Well all, today was my 12th anniversary. What a totally surrealistic day. We had a family dinner, and what she and I realize will likely be, our last anniversary dinner as husband and wife. Emotions and tension were all over the map tonight. It is so strange to think that this, followed by Christmas, etc, will be it; at least for us as we are now. Strange to sit through it. Brings up so many unexpected emotions for both of us I think. Anyway, enjoying the -9 degrees F and descending here in sunny Vermont! :eek:
Hey Pal, Never forget that there was a lot of good in those 12 years. The worst thing my wife is doing with our divorce right now is totally denying the good things that we had. There was a lot of good and I refuse to forget or to deny. Hang on to the idea that as a door closes, a window opens somewhere. That every loss has the seeds of new beginnings. All the best! P.S. I'm shivering here too!

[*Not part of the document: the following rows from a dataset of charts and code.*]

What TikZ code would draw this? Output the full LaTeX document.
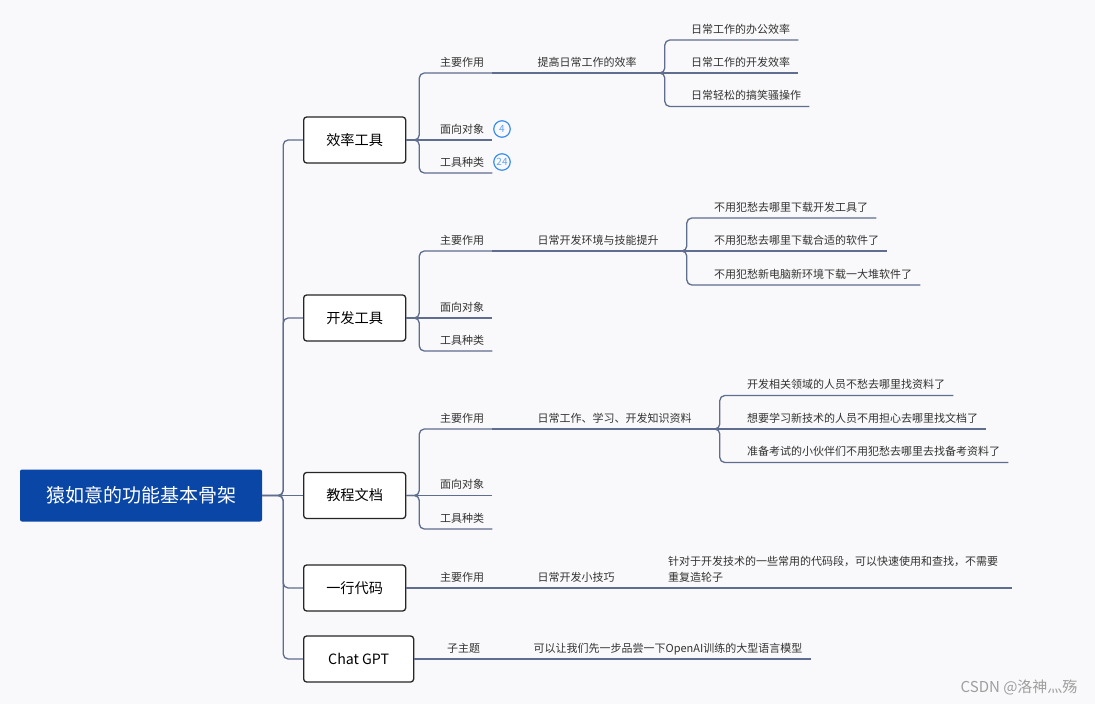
\documentclass[tikz,border=0pt]{standalone}
\usepackage{fontspec}
\setmainfont{Noto Sans CJK SC}
\usepackage{xcolor}
\usetikzlibrary{positioning}

\definecolor{bgc}{HTML}{F9F9FB}
\definecolor{rootc}{HTML}{0A46A6}
\definecolor{linkc}{HTML}{5F6D8F}
\definecolor{badgec}{HTML}{3A8EF0}

\begin{document}
\begin{tikzpicture}[x=1pt, y=-1pt, node distance=37pt,
    root/.style={fill=rootc, rounded corners=2pt, text=white, minimum width=242pt, minimum height=52pt, font=\fontsize{19}{22}\selectfont},
    branch/.style={draw=black!85, line width=1.3pt, rounded corners=3pt, fill=white, minimum width=102pt, minimum height=46pt, anchor=west, font=\fontsize{14.2}{17}\selectfont},
    topic/.style={text=black!80, inner xsep=8pt, inner ysep=6.5pt, text depth=0pt, anchor=south west, font=\fontsize{11}{16}\selectfont},
    badge/.style={circle, draw=badgec, line width=1.2pt, minimum size=16.5pt, inner sep=0pt, text=badgec!80, font=\fontsize{10}{12}\selectfont},
    link/.style={draw=linkc, line width=1.3pt, rounded corners=5pt}]

    \fill[bgc] (0,0) rectangle (1095,704);
    \useasboundingbox (0,0) rectangle (1095,704);

    \node[root] (root) at (141,495.5) {猿如意的功能基本骨架};

    \node[branch] (b1) at (303,140) {效率工具};
    \node[branch] (b2) at (303,318) {开发工具};
    \node[branch] (b3) at (303,495.5) {教程文档};
    \node[branch] (b4) at (303,588) {一行代码};
    \node[branch, minimum width=110pt] (b5) at (303,659) {Chat GPT};

    \node[topic] (a11) at (432,73) {主要作用};
    \node[topic] (a12) at (432,140) {面向对象};
    \node[topic] (a13) at (432,173) {工具种类};
    \node[badge] (n12) at (502,129) {4};
    \node[badge] (n13) at (502,162) {24};
    \node[topic, right=of a11.south east, anchor=south west] (m1) {提高日常工作的效率};
    \node[topic] (l11) at (683,40) {日常工作的办公效率};
    \node[topic] (l12) at (683,73) {日常工作的开发效率};
    \node[topic] (l13) at (683,106.5) {日常轻松的搞笑骚操作};

    \node[topic] (a21) at (432,251) {主要作用};
    \node[topic] (a22) at (432,318) {面向对象};
    \node[topic] (a23) at (432,351) {工具种类};
    \node[topic, right=of a21.south east, anchor=south west] (m2) {日常开发环境与技能提升};
    \node[topic] (l21) at (706,218) {不用犯愁去哪里下载开发工具了};
    \node[topic] (l22) at (706,251) {不用犯愁去哪里下载合适的软件了};
    \node[topic] (l23) at (706,285) {不用犯愁新电脑新环境下载一大堆软件了};

    \node[topic] (a31) at (432,429) {主要作用};
    \node[topic] (a32) at (432,495.5) {面向对象};
    \node[topic] (a33) at (432,529) {工具种类};
    \node[topic, right=of a31.south east, anchor=south west] (m3) {日常工作、学习、开发知识资料};
    \node[topic] (l31) at (739,395.5) {开发相关领域的人员不愁去哪里找资料了};
    \node[topic] (l32) at (739,429) {想要学习新技术的人员不用担心去哪里找文档了};
    \node[topic] (l33) at (739,462.5) {准备考试的小伙伴们不用犯愁去哪里去找备考资料了};

    \node[topic] (a41) at (432,588) {主要作用};
    \node[topic, right=of a41.south east, anchor=south west] (m4) {日常开发小技巧};
    \node[topic, right=of m4.south east, anchor=south west] (l41) {\parbox[b]{336pt}{\raggedright 针对于开发技术的一些常用的代码段，可以快速使用和查找，不需要\\重复造轮子}};

    \node[topic] (a51) at (439,659) {子主题};
    \node[topic, right=of a51.south east, anchor=south west] (m5) {可以让我们先一步品尝一下OpenAI训练的大型语言模型};

    \node[anchor=east, text=black!38, font=\fontsize{15}{17}\selectfont] (mark) at (1081,687) {CSDN @洛神灬殇};

    \draw[link] (root.east) -- ++(21,0) |- (b1.west);
    \draw[link] (root.east) -- ++(21,0) |- (b2.west);
    \draw[link] (root.east) -- (b3.west);
    \draw[link] (root.east) -- ++(21,0) |- (b4.west);
    \draw[link] (root.east) -- ++(21,0) |- (b5.west);

    \draw[link] (b1.east) -- ++(13,0) |- (a11.south east);
    \draw[link] (b1.east) -- (a12.south east);
    \draw[link] (b1.east) -- ++(13,0) |- (a13.south east);
    \draw[link] (a11.south east) -- (m1.south east);
    \draw[link] (m1.south east) -- ++(20,0) |- (l11.south east);
    \draw[link] (m1.south east) -- (l12.south east);
    \draw[link] (m1.south east) -- ++(20,0) |- (l13.south east);

    \draw[link] (b2.east) -- ++(13,0) |- (a21.south east);
    \draw[link] (b2.east) -- (a22.south east);
    \draw[link] (b2.east) -- ++(13,0) |- (a23.south east);
    \draw[link] (a21.south east) -- (m2.south east);
    \draw[link] (m2.south east) -- ++(20,0) |- (l21.south east);
    \draw[link] (m2.south east) -- (l22.south east);
    \draw[link] (m2.south east) -- ++(20,0) |- (l23.south east);

    \draw[link] (b3.east) -- ++(13,0) |- (a31.south east);
    \draw[link] (b3.east) -- (a32.south east);
    \draw[link] (b3.east) -- ++(13,0) |- (a33.south east);
    \draw[link] (a31.south east) -- (m3.south east);
    \draw[link] (m3.south east) -- ++(20,0) |- (l31.south east);
    \draw[link] (m3.south east) -- (l32.south east);
    \draw[link] (m3.south east) -- ++(20,0) |- (l33.south east);

    \draw[link] (b4.east) -- (a41.south east);
    \draw[link] (a41.south east) -- (m4.south east);
    \draw[link] (m4.south east) -- (l41.south east);

    \draw[link] (b5.east) -- (a51.south east);
    \draw[link] (a51.south east) -- (m5.south east);

\end{tikzpicture}
\end{document}
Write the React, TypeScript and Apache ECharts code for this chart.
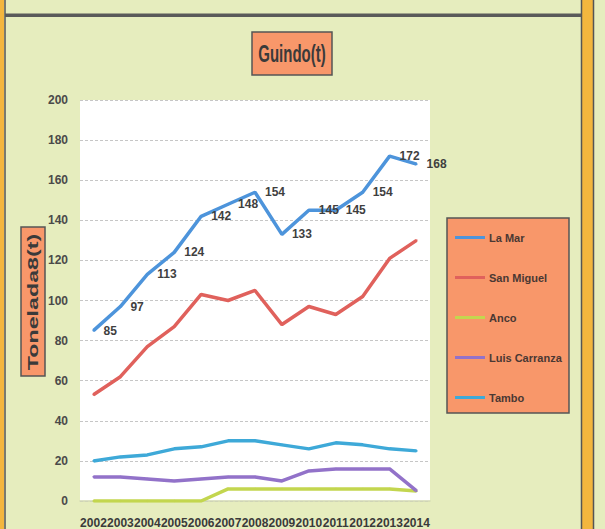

Must have been surreal but I wish you many more Christmasses and new anniversaries to celebrate for the both of you, and all the happiness in being yourself.
I know how you feel, Pal. Even with all the craptasticness the STBX has unleashed on me these past months our 13th anniversary was a bit rough. It hurts that after knowing each other for 17 years he "wants nothing to do with me" Freezing here too! Thick VT Flannel would be nice! Road trip! Hugs!!!
Sorry for the confusing tangle of emotions and all. I am thinking about all on E.C. for whom this is true and sending good vibes to each one. Holidays and anniversaries of all types can suck!